## What to produce
Copy each line exactly. Drop every picture.

## Raw data
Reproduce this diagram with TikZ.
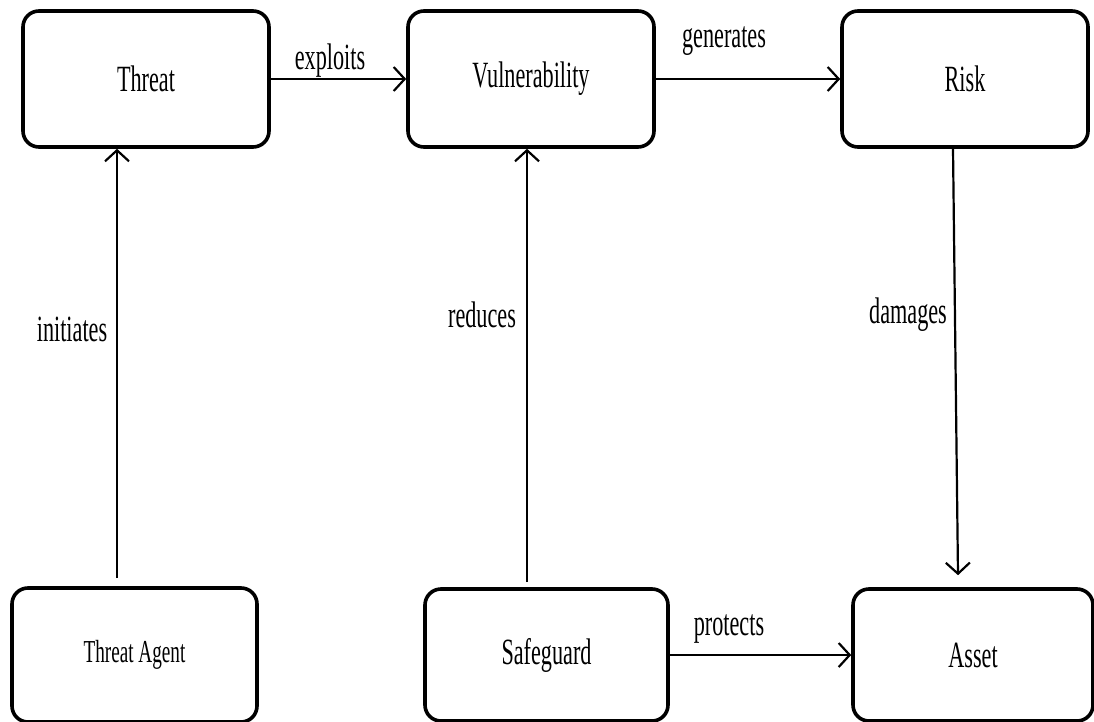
\documentclass[tikz,border=0pt]{standalone}
\usepackage{fontspec}
\setmainfont[FakeStretch=0.6]{Liberation Serif}
\usetikzlibrary{arrows.meta}
\begin{document}
\begin{tikzpicture}[x=1pt,y=-1pt,
  box/.style={draw, line width=3.6pt, rounded corners=16pt, minimum width=#1, inner sep=0pt},
  box/.default=246pt,
  big/.style={font=\fontsize{37}{40}\selectfont},
  lbl/.style={big, inner sep=0pt},
  link/.style={line width=2.2pt, -{Straight Barb[length=11pt,width=24pt,line width=2.2pt]}}]
  \useasboundingbox (0,0) rectangle (1094,722);
  % concepts
  \node[box, minimum height=136pt, big] (threat) at (146,79) {Threat};
  \node[box, minimum height=136pt, big] (vuln) at (531,79) {Vulnerability};
  \node[box, minimum height=136pt, big] (risk) at (965,79) {Risk};
  \node[box=245pt, minimum height=134pt, font=\fontsize{32}{35}\selectfont] (agent) at (134.5,655) {Threat Agent};
  \node[box=243pt, minimum height=132pt, big] (safe) at (546.5,655) {Safeguard};
  \node[box=240pt, minimum height=132pt, big] (asset) at (973,655) {Asset};
  % relations
  \draw[link] (threat.east) -- (vuln.west);
  \draw[link] (vuln.east) -- (risk.west);
  \draw[link] (safe.east) -- (asset.west);
  \coordinate (ia) at ([xshift=-17.5pt,yshift=8pt]agent.north);
  \draw[link] (ia) -- (threat.south -| ia);
  \coordinate (rs) at ([xshift=-19.5pt,yshift=5pt]safe.north);
  \draw[link] (rs) -- (vuln.south -| rs);
  \coordinate (dr) at ([xshift=-12pt]risk.south);
  \coordinate (da) at ([xshift=-15pt,yshift=12pt]asset.north);
  \draw[link] (dr) -- (da);
  % labels
  \node[lbl] (l1) at (330,61) {exploits};
  \node[lbl] (l2) at (724,41) {generates};
  \node[lbl] (l3) at (72,329) {initiates};
  \node[lbl] (l4) at (482,315) {reduces};
  \node[lbl] (l5) at (908,315) {damages};
  \node[lbl] (l6) at (729,629) {protects};
\end{tikzpicture}
\end{document}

## The completed task
Reproduce this diagram with TikZ.
\documentclass[tikz,border=0pt]{standalone}
\usepackage{fontspec}
\setmainfont[FakeStretch=0.6]{Liberation Serif}
\usetikzlibrary{arrows.meta}
\begin{document}
\begin{tikzpicture}[x=1pt,y=-1pt,
  box/.style={draw, line width=3.6pt, rounded corners=16pt, minimum width=#1, inner sep=0pt},
  box/.default=246pt,
  big/.style={font=\fontsize{37}{40}\selectfont},
  lbl/.style={big, inner sep=0pt},
  link/.style={line width=2.2pt, -{Straight Barb[length=11pt,width=24pt,line width=2.2pt]}}]
  \useasboundingbox (0,0) rectangle (1094,722);
  % concepts
  \node[box, minimum height=136pt, big] (threat) at (146,79) {Threat};
  \node[box, minimum height=136pt, big] (vuln) at (531,79) {Vulnerability};
  \node[box, minimum height=136pt, big] (risk) at (965,79) {Risk};
  \node[box=245pt, minimum height=134pt, font=\fontsize{32}{35}\selectfont] (agent) at (134.5,655) {Threat Agent};
  \node[box=243pt, minimum height=132pt, big] (safe) at (546.5,655) {Safeguard};
  \node[box=240pt, minimum height=132pt, big] (asset) at (973,655) {Asset};
  % relations
  \draw[link] (threat.east) -- (vuln.west);
  \draw[link] (vuln.east) -- (risk.west);
  \draw[link] (safe.east) -- (asset.west);
  \coordinate (ia) at ([xshift=-17.5pt,yshift=8pt]agent.north);
  \draw[link] (ia) -- (threat.south -| ia);
  \coordinate (rs) at ([xshift=-19.5pt,yshift=5pt]safe.north);
  \draw[link] (rs) -- (vuln.south -| rs);
  \coordinate (dr) at ([xshift=-12pt]risk.south);
  \coordinate (da) at ([xshift=-15pt,yshift=12pt]asset.north);
  \draw[link] (dr) -- (da);
  % labels
  \node[lbl] (l1) at (330,61) {exploits};
  \node[lbl] (l2) at (724,41) {generates};
  \node[lbl] (l3) at (72,329) {initiates};
  \node[lbl] (l4) at (482,315) {reduces};
  \node[lbl] (l5) at (908,315) {damages};
  \node[lbl] (l6) at (729,629) {protects};
\end{tikzpicture}
\end{document}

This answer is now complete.